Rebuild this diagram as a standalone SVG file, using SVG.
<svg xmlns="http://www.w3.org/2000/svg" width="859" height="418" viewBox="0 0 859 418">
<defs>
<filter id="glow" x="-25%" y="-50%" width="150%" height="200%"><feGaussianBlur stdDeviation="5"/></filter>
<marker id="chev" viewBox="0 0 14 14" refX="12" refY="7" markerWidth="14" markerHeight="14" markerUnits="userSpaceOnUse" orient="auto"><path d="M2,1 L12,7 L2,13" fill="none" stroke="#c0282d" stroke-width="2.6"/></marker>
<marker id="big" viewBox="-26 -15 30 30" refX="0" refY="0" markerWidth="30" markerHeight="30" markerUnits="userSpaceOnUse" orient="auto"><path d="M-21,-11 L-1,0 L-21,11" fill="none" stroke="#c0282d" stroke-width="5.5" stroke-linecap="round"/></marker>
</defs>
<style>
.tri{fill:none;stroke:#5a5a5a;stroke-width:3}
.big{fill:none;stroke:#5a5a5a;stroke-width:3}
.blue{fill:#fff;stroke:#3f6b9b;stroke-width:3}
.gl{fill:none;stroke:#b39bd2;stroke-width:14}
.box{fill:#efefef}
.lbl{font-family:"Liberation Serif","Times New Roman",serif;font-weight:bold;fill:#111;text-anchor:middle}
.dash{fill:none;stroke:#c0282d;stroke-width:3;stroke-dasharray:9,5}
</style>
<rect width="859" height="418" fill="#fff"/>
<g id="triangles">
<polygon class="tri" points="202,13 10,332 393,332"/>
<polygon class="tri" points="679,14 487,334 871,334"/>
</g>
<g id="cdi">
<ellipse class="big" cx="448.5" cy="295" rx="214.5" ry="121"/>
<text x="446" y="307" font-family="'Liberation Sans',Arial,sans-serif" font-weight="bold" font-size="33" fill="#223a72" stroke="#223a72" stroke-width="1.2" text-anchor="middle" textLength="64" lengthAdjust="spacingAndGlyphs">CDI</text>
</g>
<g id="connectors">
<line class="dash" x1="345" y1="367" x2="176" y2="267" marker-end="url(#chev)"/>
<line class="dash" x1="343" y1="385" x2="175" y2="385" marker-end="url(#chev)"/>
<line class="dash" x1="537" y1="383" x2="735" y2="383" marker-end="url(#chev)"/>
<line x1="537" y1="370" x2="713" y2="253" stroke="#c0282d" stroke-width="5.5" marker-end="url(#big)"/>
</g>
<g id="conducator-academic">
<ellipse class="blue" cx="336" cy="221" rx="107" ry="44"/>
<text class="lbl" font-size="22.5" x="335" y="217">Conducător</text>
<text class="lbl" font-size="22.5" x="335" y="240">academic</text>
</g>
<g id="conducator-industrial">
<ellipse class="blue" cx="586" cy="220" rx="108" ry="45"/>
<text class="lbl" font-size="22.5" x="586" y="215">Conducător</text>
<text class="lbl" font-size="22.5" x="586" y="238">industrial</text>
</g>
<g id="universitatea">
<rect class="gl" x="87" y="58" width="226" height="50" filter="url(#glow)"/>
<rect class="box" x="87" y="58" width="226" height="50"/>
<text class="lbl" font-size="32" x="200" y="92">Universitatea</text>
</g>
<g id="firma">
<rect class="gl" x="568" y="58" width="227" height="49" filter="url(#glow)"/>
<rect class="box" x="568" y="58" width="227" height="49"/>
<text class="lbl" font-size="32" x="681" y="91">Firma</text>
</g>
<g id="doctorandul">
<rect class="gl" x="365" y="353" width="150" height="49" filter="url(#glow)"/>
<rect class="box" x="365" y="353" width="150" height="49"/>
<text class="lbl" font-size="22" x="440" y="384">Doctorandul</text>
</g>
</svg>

***

(SET PROBLEM)
Reproduce the listing above verbatim, from first line to last.

(THE OUTPUT)
Rebuild this diagram as a standalone SVG file, using SVG.
<svg xmlns="http://www.w3.org/2000/svg" width="859" height="418" viewBox="0 0 859 418">
<defs>
<filter id="glow" x="-25%" y="-50%" width="150%" height="200%"><feGaussianBlur stdDeviation="5"/></filter>
<marker id="chev" viewBox="0 0 14 14" refX="12" refY="7" markerWidth="14" markerHeight="14" markerUnits="userSpaceOnUse" orient="auto"><path d="M2,1 L12,7 L2,13" fill="none" stroke="#c0282d" stroke-width="2.6"/></marker>
<marker id="big" viewBox="-26 -15 30 30" refX="0" refY="0" markerWidth="30" markerHeight="30" markerUnits="userSpaceOnUse" orient="auto"><path d="M-21,-11 L-1,0 L-21,11" fill="none" stroke="#c0282d" stroke-width="5.5" stroke-linecap="round"/></marker>
</defs>
<style>
.tri{fill:none;stroke:#5a5a5a;stroke-width:3}
.big{fill:none;stroke:#5a5a5a;stroke-width:3}
.blue{fill:#fff;stroke:#3f6b9b;stroke-width:3}
.gl{fill:none;stroke:#b39bd2;stroke-width:14}
.box{fill:#efefef}
.lbl{font-family:"Liberation Serif","Times New Roman",serif;font-weight:bold;fill:#111;text-anchor:middle}
.dash{fill:none;stroke:#c0282d;stroke-width:3;stroke-dasharray:9,5}
</style>
<rect width="859" height="418" fill="#fff"/>
<g id="triangles">
<polygon class="tri" points="202,13 10,332 393,332"/>
<polygon class="tri" points="679,14 487,334 871,334"/>
</g>
<g id="cdi">
<ellipse class="big" cx="448.5" cy="295" rx="214.5" ry="121"/>
<text x="446" y="307" font-family="'Liberation Sans',Arial,sans-serif" font-weight="bold" font-size="33" fill="#223a72" stroke="#223a72" stroke-width="1.2" text-anchor="middle" textLength="64" lengthAdjust="spacingAndGlyphs">CDI</text>
</g>
<g id="connectors">
<line class="dash" x1="345" y1="367" x2="176" y2="267" marker-end="url(#chev)"/>
<line class="dash" x1="343" y1="385" x2="175" y2="385" marker-end="url(#chev)"/>
<line class="dash" x1="537" y1="383" x2="735" y2="383" marker-end="url(#chev)"/>
<line x1="537" y1="370" x2="713" y2="253" stroke="#c0282d" stroke-width="5.5" marker-end="url(#big)"/>
</g>
<g id="conducator-academic">
<ellipse class="blue" cx="336" cy="221" rx="107" ry="44"/>
<text class="lbl" font-size="22.5" x="335" y="217">Conducător</text>
<text class="lbl" font-size="22.5" x="335" y="240">academic</text>
</g>
<g id="conducator-industrial">
<ellipse class="blue" cx="586" cy="220" rx="108" ry="45"/>
<text class="lbl" font-size="22.5" x="586" y="215">Conducător</text>
<text class="lbl" font-size="22.5" x="586" y="238">industrial</text>
</g>
<g id="universitatea">
<rect class="gl" x="87" y="58" width="226" height="50" filter="url(#glow)"/>
<rect class="box" x="87" y="58" width="226" height="50"/>
<text class="lbl" font-size="32" x="200" y="92">Universitatea</text>
</g>
<g id="firma">
<rect class="gl" x="568" y="58" width="227" height="49" filter="url(#glow)"/>
<rect class="box" x="568" y="58" width="227" height="49"/>
<text class="lbl" font-size="32" x="681" y="91">Firma</text>
</g>
<g id="doctorandul">
<rect class="gl" x="365" y="353" width="150" height="49" filter="url(#glow)"/>
<rect class="box" x="365" y="353" width="150" height="49"/>
<text class="lbl" font-size="22" x="440" y="384">Doctorandul</text>
</g>
</svg>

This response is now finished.